Much of the TV and radio advertising aimed at dampening enthusiasm for Santorum is based on the notion that he’s a typically profligate member of Congress, spending taxpayer money faster than it can be collected.

To the extent that Santorum served in a period in which deficit spending exploded, that’s fair enough. He did, as the pro-Romney Super PAC ads suggest, support raising the debt ceiling, earmarks — even the Bridge to Nowhere. But so did lots of other Republicans at the time, many of them now Romney endorsers.

Santorum also voted for a balanced-budget amendment. And, since he left Congress, he has been a critic of bailouts for the banking, insurance and auto industries.

—”He’s a Washington insider.”

“Rick Went to Washington AND HE NEVER CAME BACK,” reads the banner of a Romney campaign e-mail. Santorum, his rivals argue, has a classic case of Potomac Fever, a guy who went off to D.C. determined to reform taxes and spending and ended up a part of the tax-and-spend culture.

Santorum was first elected to the House in 1990 at age 32. After losing his bid for re-election in 2006, he stayed in the D.C. area and became a consultant for Consol Energy, one of the largest coal companies in the nation. For his critics, that translates into 20-plus years of working in the Washington power structure. In Romney’s case, it’s made by someone who tried to get elected to the U.S. Senate in 1994.

—”He’s unelectable.”

Some Republicans are wary about casting their lot with Santorum because they believe he couldn’t beat President Barack Obama in the general election. This group included about 98 percent of GOP primary voters until fairly recently, when a lot of them apparently decided the other challengers were even more unelectable.

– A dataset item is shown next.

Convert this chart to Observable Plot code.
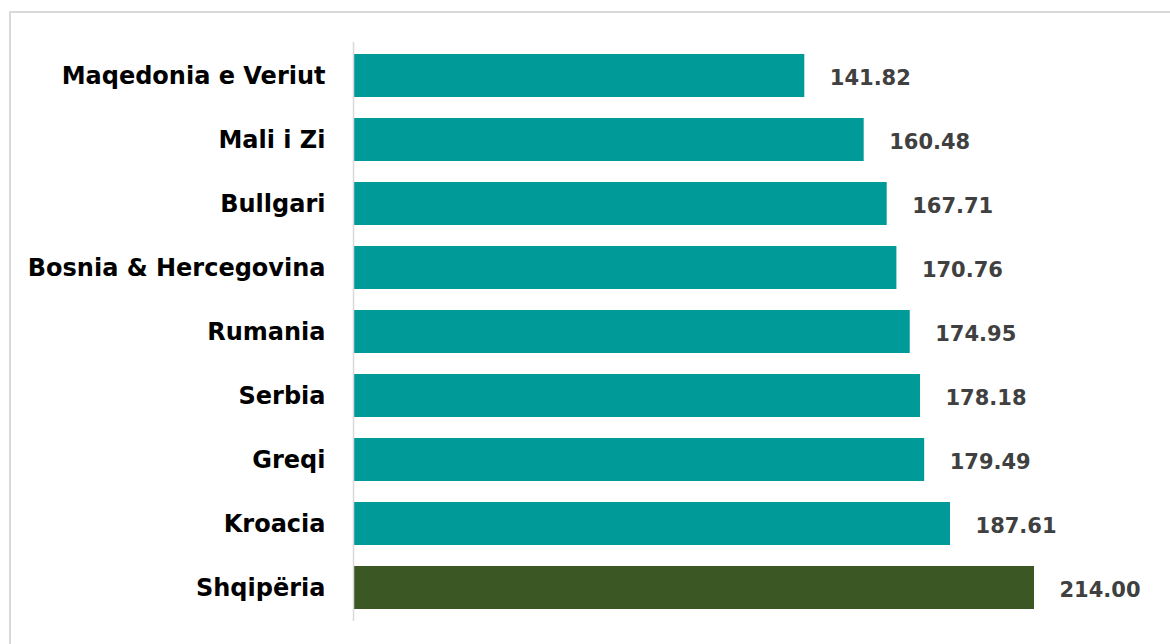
<!DOCTYPE html>
<html>
<head>
<meta charset="utf-8">
<script src="https://cdn.jsdelivr.net/npm/d3@7"></script>
<script src="https://cdn.jsdelivr.net/npm/@observablehq/plot@0.6"></script>
<style>
  html, body { margin: 0; padding: 0; background: #fff; }
  #wrap { position: relative; width: 1170px; height: 644px; overflow: hidden; }
  #frame { position: absolute; left: 9px; top: 11px; right: -5px; bottom: -5px; border: 2px solid #d9d9d9; }
  #chart { position: absolute; left: 0; top: 0; }
</style>
</head>
<body>
<div id="wrap"><div id="frame"></div><div id="chart"></div></div>
<script>
const countries = ["Maqedonia e Veriut", "Mali i Zi", "Bullgari", "Bosnia & Hercegovina", "Rumania", "Serbia", "Greqi", "Kroacia", "Shqipëria"];
const values = [141.82, 160.48, 167.71, 170.76, 174.95, 178.18, 179.49, 187.61, 214.00];
const highlight = "Shqipëria";

const data = countries.map((c, i) => ({country: c, value: values[i]}));

const chart = Plot.plot({
  width: 1170,
  height: 644,
  marginLeft: 353,
  marginRight: 136,
  marginTop: 42,
  marginBottom: 23,
  style: {fontFamily: "'DejaVu Sans', sans-serif", background: "transparent"},
  x: {domain: [0, 214], axis: null},
  y: {domain: countries, paddingInner: 0.33, paddingOuter: 0.165, label: null},
  marks: [
    Plot.barX(data, {x: "value", y: "country", fill: d => d.country === highlight ? "#3b5724" : "#009a98"}),
    Plot.ruleX([0], {stroke: "#d9d9d9", strokeWidth: 1.5}),
    Plot.text(data, {x: "value", y: "country", text: d => d.value.toFixed(2), textAnchor: "start", dx: 25, dy: 2, fill: "#404040", fontSize: 21, fontWeight: "bold"}),
    Plot.axisY({tickSize: 0, tickPadding: 28, fontSize: 24, fontWeight: "bold", fill: "#000", label: null})
  ]
});
document.getElementById("chart").appendChild(chart);
</script>
</body>
</html>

The main source of concern seems to be his social conservatism. Santorum will repel moderates and fiscally conservative liberals by focusing on issues such as abortion and gay rights, according to this theory. Those making this argument the loudest are critics who have focused on abortion and gay rights more than Santorum has in the current campaign. Still, polls show many Republicans, even those who don’t support him, think Romney has the best chance against Obama. A CNN poll released last week had Santorum leading Romney 34 percent to 32 percent nationally but also found that 68 percent of likely Republican voters believe Romney was most likely to win the nomination and 55 percent thought Romney had the best chance.

There is hard evidence to support either side of the Santorum electability question. He got clobbered (59 percent to 41 percent) the last time his name was on the ballot — in 2006 in a matchup against Democratic U.S. Sen. Bob Casey. It was the worst loss by an incumbent U.S. senator since 1980 and the worst ever by an incumbent Republican.

Before that, however, he beat a seven-term Democratic U.S. House member in 1990, despite being outspent 3-1, then retained the seat two years later in a district that had been redrawn to make him unelectable. When he was elected to the Senate in 1994 (a huge year nationally for Republicans), he knocked off a Democratic incumbent.

—”He voted to let convicted felons vote.”

This one is featured in the pro-Romney Super PAC ads, too, in which he appears in the same frame with Republican bete noire Hillary Rodham Clinton, who voted the same way when they served together in the Senate.

It’s true. In 2002, Santorum (and Clinton) supported an amendment that would have extended voting rights to prisoners who had finished their terms and no longer were on parole or probation. He was one of only three Republicans in the Senate to do so. The amendment was criticized as an infringement on states’ rights, and it failed.

Santorum defended his position during a debate in South Carolina earlier this year.

Michigan, for the record, allows felons who have served their sentences to regain the right to vote.